• [RECORD EXTRACTS]
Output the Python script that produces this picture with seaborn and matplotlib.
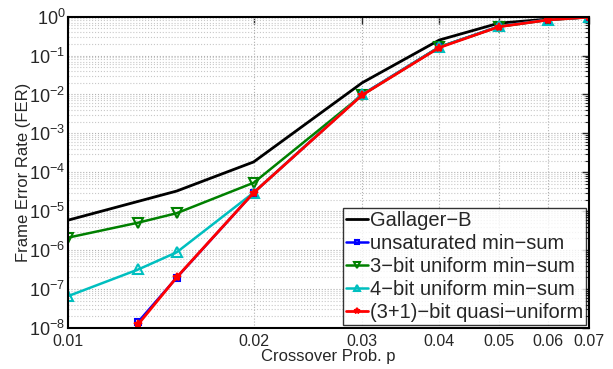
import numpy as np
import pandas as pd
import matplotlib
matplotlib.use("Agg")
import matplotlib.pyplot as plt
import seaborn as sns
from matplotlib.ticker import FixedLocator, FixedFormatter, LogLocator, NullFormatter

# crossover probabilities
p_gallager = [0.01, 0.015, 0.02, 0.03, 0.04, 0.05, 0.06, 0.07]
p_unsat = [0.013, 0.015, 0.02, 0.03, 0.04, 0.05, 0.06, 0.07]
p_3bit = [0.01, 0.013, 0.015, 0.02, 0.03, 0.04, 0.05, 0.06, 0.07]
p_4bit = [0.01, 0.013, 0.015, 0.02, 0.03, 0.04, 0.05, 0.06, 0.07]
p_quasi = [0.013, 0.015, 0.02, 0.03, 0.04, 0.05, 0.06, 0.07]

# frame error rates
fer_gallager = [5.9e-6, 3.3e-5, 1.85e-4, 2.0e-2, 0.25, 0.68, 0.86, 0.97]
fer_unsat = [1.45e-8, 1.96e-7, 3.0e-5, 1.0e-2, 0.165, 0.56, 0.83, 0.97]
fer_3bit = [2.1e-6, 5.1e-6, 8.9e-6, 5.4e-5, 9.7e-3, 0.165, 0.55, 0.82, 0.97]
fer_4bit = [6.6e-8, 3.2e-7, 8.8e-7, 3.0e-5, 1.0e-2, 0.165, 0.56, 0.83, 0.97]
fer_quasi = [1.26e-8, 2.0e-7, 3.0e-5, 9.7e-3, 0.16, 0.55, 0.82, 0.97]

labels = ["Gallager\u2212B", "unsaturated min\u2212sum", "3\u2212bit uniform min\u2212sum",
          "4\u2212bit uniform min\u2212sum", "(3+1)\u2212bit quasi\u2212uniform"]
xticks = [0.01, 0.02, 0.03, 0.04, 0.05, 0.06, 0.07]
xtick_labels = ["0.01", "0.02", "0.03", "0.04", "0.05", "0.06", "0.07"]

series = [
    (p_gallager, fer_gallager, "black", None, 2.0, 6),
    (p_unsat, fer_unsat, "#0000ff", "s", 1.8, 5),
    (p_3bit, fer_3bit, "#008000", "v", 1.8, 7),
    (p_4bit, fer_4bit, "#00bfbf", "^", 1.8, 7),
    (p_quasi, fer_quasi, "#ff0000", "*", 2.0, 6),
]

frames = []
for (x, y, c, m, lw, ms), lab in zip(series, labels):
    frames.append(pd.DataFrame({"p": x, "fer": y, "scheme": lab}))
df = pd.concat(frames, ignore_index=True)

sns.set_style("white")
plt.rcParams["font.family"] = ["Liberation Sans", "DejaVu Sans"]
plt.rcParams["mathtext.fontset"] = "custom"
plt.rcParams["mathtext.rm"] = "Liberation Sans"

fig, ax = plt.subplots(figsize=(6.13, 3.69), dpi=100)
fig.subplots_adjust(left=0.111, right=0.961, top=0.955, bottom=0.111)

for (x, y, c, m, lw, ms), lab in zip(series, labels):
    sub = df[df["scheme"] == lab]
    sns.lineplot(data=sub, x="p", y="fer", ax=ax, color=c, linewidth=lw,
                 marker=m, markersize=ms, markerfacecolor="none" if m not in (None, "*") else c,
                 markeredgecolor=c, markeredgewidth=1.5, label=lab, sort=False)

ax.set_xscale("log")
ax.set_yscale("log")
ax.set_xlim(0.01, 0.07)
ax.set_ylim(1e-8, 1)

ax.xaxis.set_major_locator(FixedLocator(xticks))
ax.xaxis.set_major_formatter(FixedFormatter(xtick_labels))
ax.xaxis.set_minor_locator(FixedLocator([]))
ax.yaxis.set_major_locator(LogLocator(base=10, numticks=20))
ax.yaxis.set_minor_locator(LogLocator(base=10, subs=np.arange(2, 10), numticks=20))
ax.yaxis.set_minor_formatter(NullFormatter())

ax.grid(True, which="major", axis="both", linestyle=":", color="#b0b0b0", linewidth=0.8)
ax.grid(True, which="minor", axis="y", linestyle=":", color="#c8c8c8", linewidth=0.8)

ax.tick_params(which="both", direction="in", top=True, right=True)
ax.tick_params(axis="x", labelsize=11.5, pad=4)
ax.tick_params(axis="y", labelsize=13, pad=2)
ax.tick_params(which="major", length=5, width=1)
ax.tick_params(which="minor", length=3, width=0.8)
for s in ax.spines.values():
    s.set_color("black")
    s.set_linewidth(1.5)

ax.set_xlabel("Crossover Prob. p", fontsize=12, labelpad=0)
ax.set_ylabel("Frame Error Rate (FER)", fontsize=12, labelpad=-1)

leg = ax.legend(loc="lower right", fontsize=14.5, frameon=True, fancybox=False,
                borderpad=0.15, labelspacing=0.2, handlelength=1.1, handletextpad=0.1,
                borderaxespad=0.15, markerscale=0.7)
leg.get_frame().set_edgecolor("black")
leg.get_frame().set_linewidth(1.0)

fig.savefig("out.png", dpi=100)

...

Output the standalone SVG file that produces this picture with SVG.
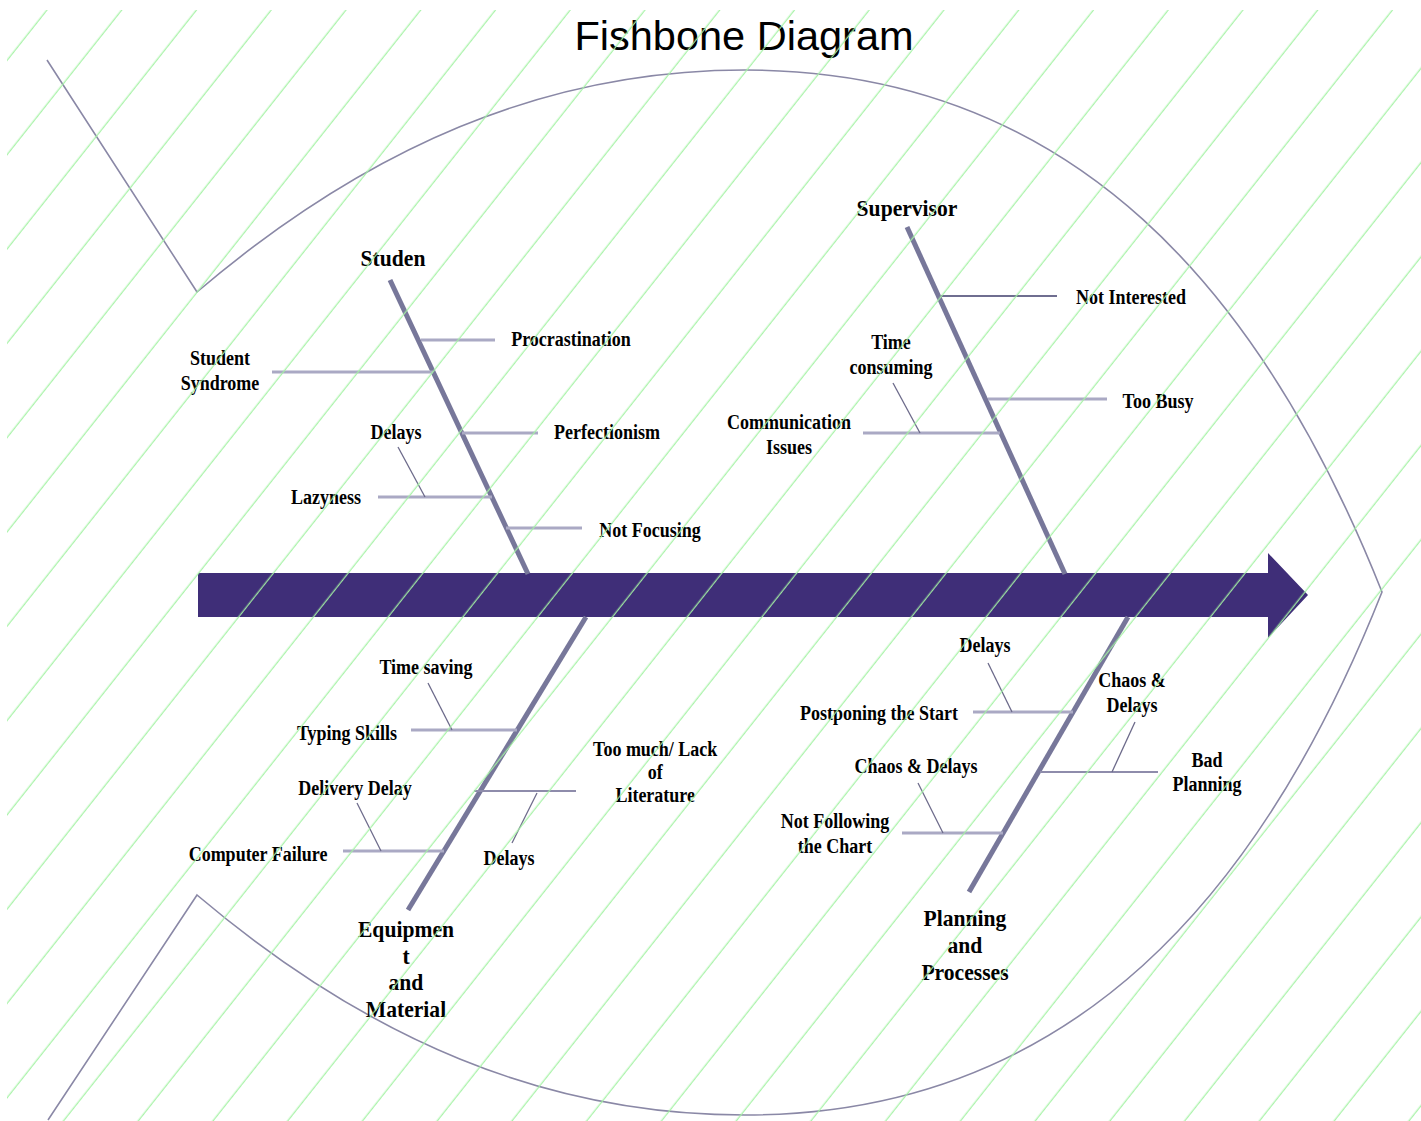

• [EXERCISE DIRECTIONS]
Quote only the lines running from the line with "Output the Python" to the line with "p_quasi = [0.013, 0.015, 0.02, 0.03, 0.04, 0.05, 0.06, 0.07]", ends included, exactly as they appear and without the pictures.

• [EXPECTED ANSWER]
Output the Python script that produces this picture with seaborn and matplotlib.
import numpy as np
import pandas as pd
import matplotlib
matplotlib.use("Agg")
import matplotlib.pyplot as plt
import seaborn as sns
from matplotlib.ticker import FixedLocator, FixedFormatter, LogLocator, NullFormatter

# crossover probabilities
p_gallager = [0.01, 0.015, 0.02, 0.03, 0.04, 0.05, 0.06, 0.07]
p_unsat = [0.013, 0.015, 0.02, 0.03, 0.04, 0.05, 0.06, 0.07]
p_3bit = [0.01, 0.013, 0.015, 0.02, 0.03, 0.04, 0.05, 0.06, 0.07]
p_4bit = [0.01, 0.013, 0.015, 0.02, 0.03, 0.04, 0.05, 0.06, 0.07]
p_quasi = [0.013, 0.015, 0.02, 0.03, 0.04, 0.05, 0.06, 0.07]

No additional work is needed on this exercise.